After the outbreak of the Ukraine war, sanctions on Russian exports impacted Western consumers by driving up oil and gas prices and fueling inflation, while Moscow laughed all the way to the bank as it profited from soaring prices of the oil it sold to other buyers. While Russia has become China’s top oil supplier, Chinese exports to Russia including military dual-use technology soared. Within one year, Chinese vehicle sales to Russia ballooned from $6 billion to $23 billion.
However, Washington can hardly lecture China about arming Russia’s blood-soaked war machine while it continues to be the biggest arms supplier to a state accused of genocide and crimes against humanity. America’s use of sanctions against a handful of Israeli settlers is another almost comically crass example of the wrong tool for the wrong problem.
In the absence of vigorous, comprehensive enforcement, sanctions are mere bundles of paper in the US Treasury’s archives
Baria Alamuddin
With China, Russia and Iran jointly under sanctions, these states have been drawn closer together, establishing networks of companies and financial institutions with zero exposure to Western markets, and shunning trade in the dollar. Iran and China recently moved forward with a series of deals for operationalising their 2021 economic cooperation agreement.
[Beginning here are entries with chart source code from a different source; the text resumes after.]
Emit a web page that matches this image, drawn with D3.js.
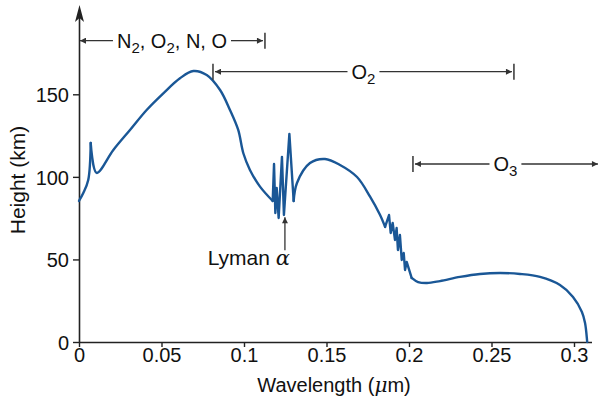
<!DOCTYPE html>
<html><head><meta charset="utf-8">
<script src="https://cdn.jsdelivr.net/npm/d3@7"></script>
<style>body{margin:0;background:#fff}svg{display:block}text{font-family:"Liberation Sans",Arial,sans-serif;fill:#111}</style>
</head><body><svg id="c" width="599" height="404"></svg>
<script>
const wavelength = [0,0.0026,0.0056,0.0071,0.0107,0.0208,0.0309,0.041,0.0511,0.0612,0.0693,0.0774,0.0855,0.0915,0.0965,0.0996,0.1036,0.1097,0.1174,
 0.1182,0.119,0.1198,0.121,0.123,0.1242,0.1275,0.1301,0.1321,0.14,0.1491,0.1582,0.1685,0.1764,0.1824,0.1855,
 0.1879,0.1889,0.1901,0.1915,0.1925,0.1933,0.1945,0.1956,0.1968,0.1976,0.1986,0.2016,0.2055,0.2109,0.2188,0.2309,0.243,0.2552,0.2673,0.2794,0.2915,0.2994,0.3048,0.3067,0.3079,0.308];
const heightKm = [85.4,90.2,98.1,120.5,102.4,116.3,128.4,140.5,150.6,159.7,164.1,161.7,152.6,140.5,128.4,114.3,104.2,94.1,85.4,
 107.8,78.1,93.3,75.1,112.1,76.9,126,85.4,96.3,108.4,110.8,107.2,99.9,88,77,69.7,
 76.9,66,72.1,61.8,69,55.7,64.8,49.7,53.9,43.6,48.5,38.8,36.3,35.7,36.9,39.4,41.2,41.8,41.2,39.4,34.5,27.3,18.2,11.5,1.2,0];
// index ranges of the curve pieces: smooth pieces and the jagged absorption-band pieces
const pieceStart = [0, 3, 18, 26, 34, 46];
const pieceEnd   = [3, 18, 26, 34, 46, 60];
const pieceJagged = [false, false, true, false, true, false];
const xTicks = [0,0.05,0.1,0.15,0.2,0.25,0.3];
const xTickLabels = ["0","0.05","0.1","0.15","0.2","0.25","0.3"];
const yTicks = [0,50,100,150];
const bandLabels = [["N","2",", O","2",", N, O"],["O","2"],["O","3"]];
const bandFrom = [0,0.0812,0.2024];
const bandTo = [0.1127,0.2636,0.3145];
const bandHeight = [182.5,163.7,107.8];
const bandLeftBar = [false,true,true];
const bandRightBar = [true,true,false];
const lymanAlpha = 0.1248;

const svg = d3.select("#c");
const x = d3.scaleLinear().domain([0,0.3]).range([79,574]);
const y = d3.scaleLinear().domain([0,150]).range([342,94.3]);
const axisCol = "#222";
const FS = 20;

const defs = svg.append("defs");
defs.append("marker").attr("id","ah").attr("viewBox","0 0 10 10").attr("refX",10).attr("refY",5)
  .attr("markerWidth",10).attr("markerHeight",6).attr("markerUnits","userSpaceOnUse").attr("orient","auto-start-reverse")
  .append("path").attr("d","M0,0L10,5L0,10z").attr("fill","#333");

// x axis
const xa = svg.append("g").attr("transform","translate(0,342)")
  .call(d3.axisBottom(x).tickValues(xTicks).tickFormat((d,i)=>xTickLabels[i]).tickSize(5).tickSizeOuter(0));
xa.select(".domain").attr("d","M79,0.5H592").attr("stroke",axisCol).attr("stroke-width",1.6);
xa.selectAll(".tick line").attr("stroke",axisCol).attr("stroke-width",1.4);
xa.selectAll(".tick text").attr("font-size",FS).attr("font-family","Liberation Sans, Arial, sans-serif").attr("fill","#111").attr("dy","0").attr("y",20);

// y axis
const ya = svg.append("g").attr("transform","translate(79,0)")
  .call(d3.axisLeft(y).tickValues(yTicks).tickSize(6).tickSizeOuter(0));
ya.select(".domain").attr("d","M0.5,342V14").attr("stroke",axisCol).attr("stroke-width",1.6);
ya.selectAll(".tick line").attr("stroke",axisCol).attr("stroke-width",1.4);
ya.selectAll(".tick text").attr("font-size",FS).attr("font-family","Liberation Sans, Arial, sans-serif").attr("fill","#111").attr("x",-10).attr("dy","0.36em");
svg.append("path").attr("d","M79.5,5L84,22L79.5,18L75,22Z").attr("fill",axisCol);

// axis titles
const xt = svg.append("text").attr("x",334).attr("y",392).attr("text-anchor","middle").attr("font-size",FS);
xt.append("tspan").text("Wavelength (");
xt.append("tspan").attr("font-style","italic").attr("font-family","DejaVu Serif, serif").text("μ");
xt.append("tspan").text("m)");
svg.append("text").attr("transform","translate(25,180) rotate(-90)").attr("text-anchor","middle").attr("font-size",FS+1).text("Height (km)");

// curve
const pts = wavelength.map((w,i)=>[w,heightKm[i]]);
const smoothLine = d3.line().x(d=>x(d[0])).y(d=>y(d[1])).curve(d3.curveCatmullRom.alpha(0.5));
const jagLine = d3.line().x(d=>x(d[0])).y(d=>y(d[1])).curve(d3.curveLinear);
pieceStart.forEach((s,k)=>{
  svg.append("path").datum(pts.slice(s, pieceEnd[k]+1)).attr("fill","none").attr("stroke","#1a5796").attr("stroke-width",2.4)
    .attr("stroke-linejoin","round").attr("stroke-linecap","round")
    .attr("d", pieceJagged[k] ? jagLine : smoothLine);
});

// bands
bandLabels.forEach((parts,i)=>{
  const x0 = x(bandFrom[i]), x1 = x(bandTo[i]), yy = y(bandHeight[i]);
  const mid = (x0+x1)/2;
  const t = svg.append("text").attr("x",mid).attr("y",yy+7.5).attr("text-anchor","middle").attr("font-size",FS);
  parts.forEach((p,j)=>{
    const ts = t.append("tspan").text(p);
    if (j%2===1) ts.attr("font-size",15).attr("dy",5);
    else if (j>0) ts.attr("dy",-5);
  });
  const bb = t.node().getBBox();
  const g = svg.append("g").attr("stroke","#333").attr("stroke-width",1.3);
  g.append("line").attr("x1",bb.x-4).attr("x2",x0+(bandLeftBar[i]?2:1)).attr("y1",yy).attr("y2",yy).attr("marker-end","url(#ah)");
  g.append("line").attr("x1",bb.x+bb.width+4).attr("x2",x1-(bandRightBar[i]?2:0)).attr("y1",yy).attr("y2",yy).attr("marker-end","url(#ah)");
  if (bandLeftBar[i]) g.append("line").attr("x1",x0).attr("x2",x0).attr("y1",yy-8).attr("y2",yy+8).attr("stroke-width",1.5);
  if (bandRightBar[i]) g.append("line").attr("x1",x1).attr("x2",x1).attr("y1",yy-8).attr("y2",yy+8).attr("stroke-width",1.5);
});

// Lyman alpha
svg.append("line").attr("x1",x(lymanAlpha)).attr("x2",x(lymanAlpha)).attr("y1",y(55.5)).attr("y2",y(75.5))
  .attr("stroke","#333").attr("stroke-width",1.3).attr("marker-end","url(#ah)");
const la = svg.append("text").attr("x",x(lymanAlpha)+5).attr("y",265).attr("text-anchor","end").attr("font-size",FS+1);
la.append("tspan").text("Lyman ");
la.append("tspan").attr("font-style","italic").attr("font-family","DejaVu Serif, serif").text("α");
</script></body></html>
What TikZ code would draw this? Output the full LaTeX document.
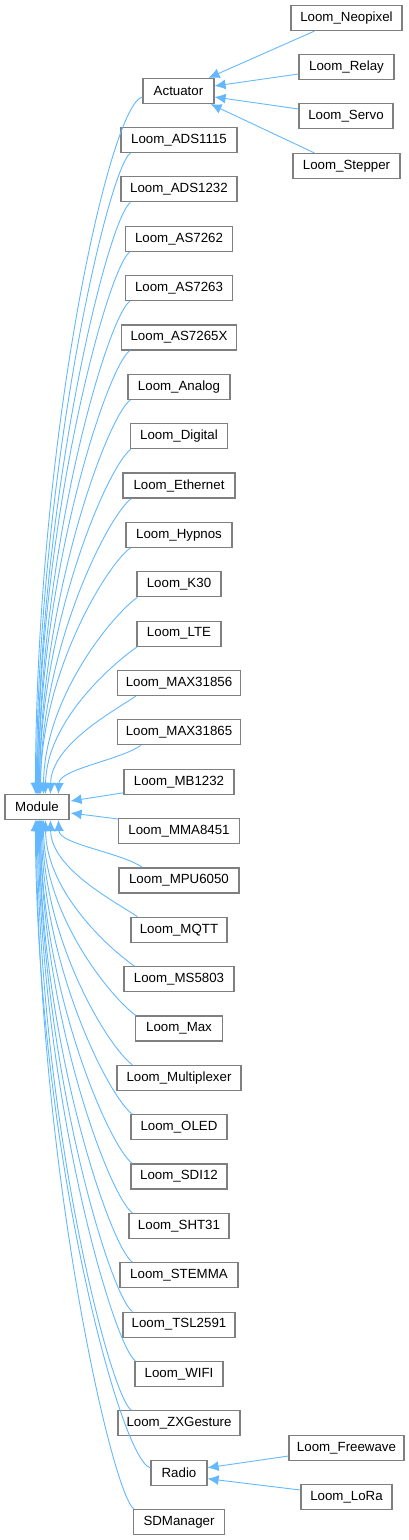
\documentclass[tikz,border=0pt]{standalone}
\usepackage{fontspec}
\setmainfont{Liberation Sans}
\usetikzlibrary{arrows.meta,calc}
\definecolor{edgeblue}{HTML}{63B8FF}
\definecolor{boxgray}{HTML}{7F7F7F}
\begin{document}
\begin{tikzpicture}[x=1pt,y=-1pt,
  box/.style={draw=boxgray, line width=1.2pt, fill=white, minimum height=25pt, inner sep=0pt, font=\fontsize{13.3}{16}\selectfont},
  edge/.style={draw=edgeblue, line width=0.9pt, -{Latex[length=11pt,width=10pt]}}]
\useasboundingbox (0,0) rectangle (409,1540);
% base class
\node[box, minimum width=64pt] (M) at (37,807) {Module};
\node[box, minimum width=71pt] (act) at (178.5,91) {Actuator};
% middle column
\foreach \lab/\w [count=\i from 0] in {Loom\_ADS1115/116, Loom\_ADS1232/116, Loom\_AS7262/107, Loom\_AS7263/107, Loom\_AS7265X/115, Loom\_Analog/102, Loom\_Digital/97, Loom\_Ethernet/112, Loom\_Hypnos/106, Loom\_K30/84, Loom\_LTE/84, Loom\_MAX31856/123, Loom\_MAX31865/123, Loom\_MB1232/110, Loom\_MMA8451/121, Loom\_MPU6050/120, Loom\_MQTT/96, Loom\_MS5803/110, Loom\_Max/87, Loom\_Multiplexer/124, Loom\_OLED/96, Loom\_SDI12/96, Loom\_SHT31/100, Loom\_STEMMA/118, Loom\_TSL2591/112, Loom\_WIFI/88, Loom\_ZXGesture/122, Radio/56, SDManager/91} {
  \node[box, minimum width=\w pt] (n\i) at (179,{140+49.36*\i}) {\lab};
}
% right column
\node[box, minimum width=111pt] (neo) at (346.5,18) {Loom\_Neopixel};
\node[box, minimum width=95pt] (relay) at (346.5,67) {Loom\_Relay};
\node[box, minimum width=94pt] (servo) at (346,116) {Loom\_Servo};
\node[box, minimum width=107pt] (stepper) at (346.5,166) {Loom\_Stepper};
\node[box, minimum width=115pt] (freewave) at (346.5,1448) {Loom\_Freewave};
\node[box, minimum width=91pt] (lora) at (346.5,1497) {Loom\_LoRa};
% Actuator children
\draw[edge] ($(neo.south west)+(24,0)$) -- ($(act.north east)+(-6,0)$);
\draw[edge] ($(relay.west)+(0,7)$) -- ($(act.east)+(0,-5)$);
\draw[edge] ($(servo.west)+(0,-7)$) -- ($(act.east)+(0,6)$);
\draw[edge] ($(stepper.north west)+(22,0)$) -- ($(act.south east)+(-4,0)$);
% Radio children
\draw[edge] ($(freewave.west)+(0,8)$) -- ($(n27.east)+(0,-5)$);
\draw[edge] ($(lora.west)+(0,-7)$) -- ($(n27.east)+(0,6)$);
% edges to Module from above
\draw[edge] ($(act.west)+(0,6)$) .. controls +(-32,6) and +(1,-360) .. ($(M.north west)+(31,0)$);
\foreach \i/\s/\tx in {0/10/37, 1/10/38, 2/5/38, 3/5/39, 4/9/39, 5/3/40, 6/1/40, 7/9/41, 8/5/41, 9/1/44, 10/1/46, 11/19/51, 12/24/59} {
  \draw[edge] ($(n\i.south west)+(\s,0)$) .. controls +(-22,15) and +(1,{-0.5*(794.5-(140+49.36*\i+12.5))}) .. ($(M.north west)+(\tx-5,0)$);
}
\draw[edge] ($(n13.south west)+(0,-2)$) -- ($(M.east)+(1,-6)$);
\draw[edge] ($(n14.north west)+(0,1)$) -- ($(M.east)+(1,6)$);
% edges to Module from below
\foreach \i/\s/\tx in {15/24/59, 16/7/51, 17/11/46, 18/1/44, 19/16/43, 20/2/42, 21/2/41, 22/4/41, 23/13/40, 24/10/40, 25/1/39, 26/14/38, 28/1/37} {
  \draw[edge] ($(n\i.north west)+(\s,0)$) .. controls +(-22,-15) and +(1,{0.5*((140+49.36*\i-12.5)-819.5)}) .. ($(M.south west)+(\tx-5,0)$);
}
\draw[edge] ($(n27.west)+(0,-5)$) .. controls +(-30,-6) and +(1,{0.5*(1467-819.5)}) .. ($(M.south west)+(31,0)$);
\end{tikzpicture}
\end{document}
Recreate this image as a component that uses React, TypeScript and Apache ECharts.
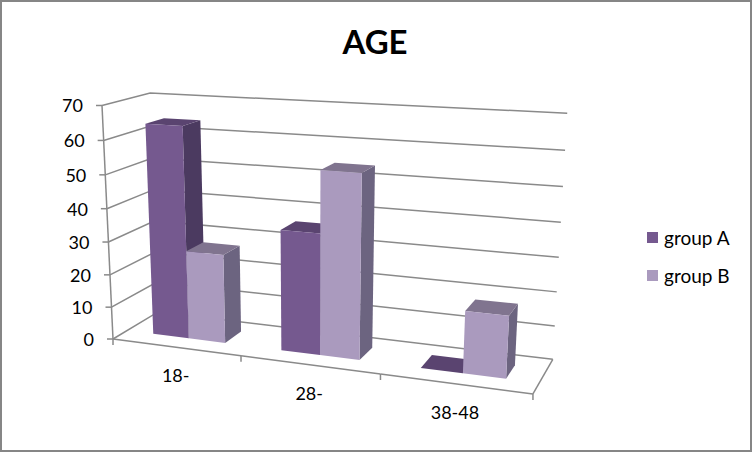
import React, { useEffect, useRef } from "react";
import * as echarts from "echarts";

const categories = ["18-", "28-", "38-48"];
const groupA = [64, 36, 0];
const groupB = [27, 54, 18];
const yTicks = [0, 10, 20, 30, 40, 50, 60, 70];
const seriesNames = ["group A", "group B"];

const FONT = "Lato, Carlito, 'Open Sans', sans-serif";
const GRID = { left: 113, top: 105.5, width: 420, height: 233.5 };
const LINE = "#8a8a8a";

// perspective frame of the Excel 3-D plot box
const O = [113, 339, 1];
const DX = [354.4, 6.5, -0.123];
const DY = [-16.4, -239.1, -0.053];
const DZ = [56.1, -5.2, 0.07];
function project(X: number, Y: number, Z: number): [number, number] {
  const h = [0, 1, 2].map((i) => O[i] + X * DX[i] + Y * DY[i] + Z * DZ[i]);
  return [h[0] / h[2], h[1] / h[2]];
}
const normY = (py: number) => (GRID.top + GRID.height - py) / GRID.height;
const normX = (px: number) => (px - GRID.left) / GRID.width;

const BAR_UNITS = 3.5; // two bars plus a 150% gap
const Z_FRONT = 0.3;
const Z_BACK = 0.7;

function barRenderer(seriesIndex: number, colors: { front: string; side: string; top: string }) {
  return (_params: any, api: any) => {
    const c = api.coord([api.value(0), api.value(1)]);
    const band = api.size([1, 0])[0] / GRID.width;
    const w = band / BAR_UNITS;
    const x0 = normX(c[0]) + (seriesIndex === 0 ? -w : 0);
    const x1 = x0 + w;
    const y = normY(c[1]);
    const poly = (pts: [number, number][], fill: string) => ({
      type: "polygon",
      shape: { points: pts },
      style: { fill, stroke: null },
    });
    const flb = project(x0, 0, Z_FRONT);
    const frb = project(x1, 0, Z_FRONT);
    const brb = project(x1, 0, Z_BACK);
    const flt = project(x0, y, Z_FRONT);
    const frt = project(x1, y, Z_FRONT);
    const brt = project(x1, y, Z_BACK);
    const blt = project(x0, y, Z_BACK);
    return {
      type: "group",
      children: [
        poly([frb, brb, brt, frt], colors.side),
        poly([flt, frt, brt, blt], colors.top),
        poly([flb, frb, frt, flt], colors.front),
      ],
    };
  };
}

function wallRenderer(_params: any, api: any) {
  const v = api.value(1);
  const y = normY(api.coord([0, v])[1]);
  const a = project(0, y, 0);
  const b = project(0, y, 1);
  const c = project(1, y, 1);
  return {
    type: "group",
    children: [
      {
        type: "polyline",
        shape: { points: [a, b, c] },
        style: { stroke: LINE, lineWidth: 1.5, fill: null },
      },
      {
        type: "line",
        shape: { x1: a[0] - 6, y1: a[1], x2: a[0], y2: a[1] },
        style: { stroke: LINE, lineWidth: 1.5 },
      },
      {
        type: "text",
        style: {
          text: String(v),
          x: a[0] - 19,
          y: a[1],
          align: "right",
          verticalAlign: "middle",
          fontSize: 18,
          fontFamily: FONT,
          fill: "#000",
        },
      },
    ],
  };
}

function floorRenderer(_params: any, api: any) {
  const i = api.value(0);
  const c = api.coord([i, 0]);
  const band = api.size([1, 0])[0] / GRID.width;
  const mid = project(normX(c[0]), 0, 0);
  const l = project(i * band, 0, 0);
  const r = project((i + 1) * band, 0, 0);
  const children: any[] = [
    { type: "line", shape: { x1: l[0], y1: l[1], x2: r[0], y2: r[1] }, style: { stroke: LINE, lineWidth: 1.5 } },
    { type: "line", shape: { x1: r[0], y1: r[1], x2: r[0], y2: r[1] + 6 }, style: { stroke: LINE, lineWidth: 1.5 } },
    {
      type: "text",
      style: {
        text: categories[i],
        x: mid[0],
        y: mid[1] + 28,
        align: "center",
        verticalAlign: "middle",
        fontSize: 18,
        fontFamily: FONT,
        fill: "#000",
      },
    },
  ];
  if (i === 0) {
    children.push({ type: "line", shape: { x1: l[0], y1: l[1], x2: l[0], y2: l[1] + 6 }, style: { stroke: LINE, lineWidth: 1.5 } });
    const top = project(0, 1, 0);
    children.push({ type: "line", shape: { x1: l[0], y1: l[1], x2: top[0], y2: top[1] }, style: { stroke: LINE, lineWidth: 1.5 } });
  }
  if (i === categories.length - 1) {
    const b = project(1, 0, 1);
    children.push({ type: "line", shape: { x1: r[0], y1: r[1], x2: b[0], y2: b[1] }, style: { stroke: LINE, lineWidth: 1.5 } });
  }
  return { type: "group", children };
}

export default function App() {
  const ref = useRef<HTMLDivElement>(null);
  useEffect(() => {
    document.body.style.margin = "0";
    const chart = echarts.init(ref.current!, undefined, { renderer: "svg" });
    chart.setOption({
      animation: false,
      backgroundColor: "#fff",
      title: {
        text: "AGE",
        left: 370,
        textAlign: "center",
        top: 19,
        textStyle: { fontSize: 33, fontWeight: "bold", fontFamily: FONT, color: "#000" },
      },
      legend: {
        orient: "vertical",
        left: 642,
        top: 223,
        itemWidth: 11,
        itemHeight: 11,
        itemGap: 19,
        icon: "rect",
        data: seriesNames,
        selectedMode: false,
        textStyle: { fontSize: 19, fontFamily: FONT, color: "#000", padding: [0, 0, 0, 1] },
      },
      grid: { ...GRID },
      xAxis: { type: "category", data: categories, show: false },
      yAxis: { type: "value", min: 0, max: 70, interval: 10, show: false },
      graphic: [
        {
          type: "rect",
          silent: true,
          z: 100,
          shape: { x: 1, y: 1, width: 750, height: 450 },
          style: { fill: "none", stroke: "#868686", lineWidth: 2 },
        },
      ],
      series: [
        {
          type: "custom",
          name: "walls",
          silent: true,
          z: 1,
          data: yTicks.map((t) => [0, t]),
          encode: { x: 0, y: 1 },
          renderItem: wallRenderer,
        },
        {
          type: "custom",
          name: "floor",
          silent: true,
          z: 1,
          data: categories.map((_, i) => [i, 0]),
          encode: { x: 0, y: 1 },
          renderItem: floorRenderer,
        },
        {
          type: "custom",
          name: seriesNames[0],
          z: 2,
          itemStyle: { color: "#75598f" },
          data: groupA.map((v, i) => [i, v]),
          encode: { x: 0, y: 1 },
          renderItem: barRenderer(0, { front: "#75598f", side: "#4b3a60", top: "#5a4470" }),
        },
        {
          type: "custom",
          name: seriesNames[1],
          z: 3,
          itemStyle: { color: "#aa9abe" },
          data: groupB.map((v, i) => [i, v]),
          encode: { x: 0, y: 1 },
          renderItem: barRenderer(1, { front: "#aa9abe", side: "#6c6480", top: "#80748f" }),
        },
      ],
    });
    return () => chart.dispose();
  }, []);
  return <div ref={ref} style={{ position: "absolute", left: 0, top: 0, width: 752, height: 452 }} />;
}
So, just as indiscriminate overuse of antibiotics has produced new generations of super-bacteria with immunity to science’s most potent medical weapons, overreliance on under-enforced sanctions has given birth to a bloc of states comprising a substantial proportion of the world’s population and land mass which are largely immune from sanctions. These states have commensurately sought to attract sizable parts of the developing world under their coat tails. Given worsening US-China tensions, this polarizing trend is set to continue.
In the past 20 years there has been a retreat from alternative diplomatic tools that could have allowed Western nations to exert their overseas influence more strategically. For example, development assistance to the world’s poorest nations has plunged while the number of failing states has increased and the number of displaced people globally has tripled to 120 million since 2012.
While the US was enthusiastically supporting its Israeli ally, billions of dollars earmarked for Ukraine were unedifyingly held up by a gridlocked, dysfunctional Congress, enabling jubilant Russian forces to make unprecedented territorial gains. The US State Department scarcely possesses the mental bandwidth to consider the Iranian nuclear threat, the Sudan conflict, and the firestorm of other concurrent global crises. The inability of US and British forces to prevent ragtag Houthi militias menacing one of the world’s busiest shipping lanes is a perfect example of this planetwide haplessness and impotence.
Whereas in the past Western states collaborated to assertively address global challenges, today a sizable proportion of foreign policy efforts and funds are focused on the reductive goal of defending national borders. Failures to defend and uphold the mechanisms of international law and conflict resolution have consigned us to a lawless global arena.
In the absence of vigorous, comprehensive enforcement, sanctions are mere bundles of paper in the US Treasury’s archives: in a deteriorating international environment, they have become an excuse to refrain from taking real action.
For Western democracies, with their rhetoric about enshrining international justice and human rights and halting overseas aggression, it’s time to responsibly practice what they preach and add pragmatic new solutions to their diplomatic toolbox.
• Baria Alamuddin is an award-winning journalist and broadcaster in the Middle East and the UK. She is editor of the Media Services Syndicate and has interviewed numerous heads of state.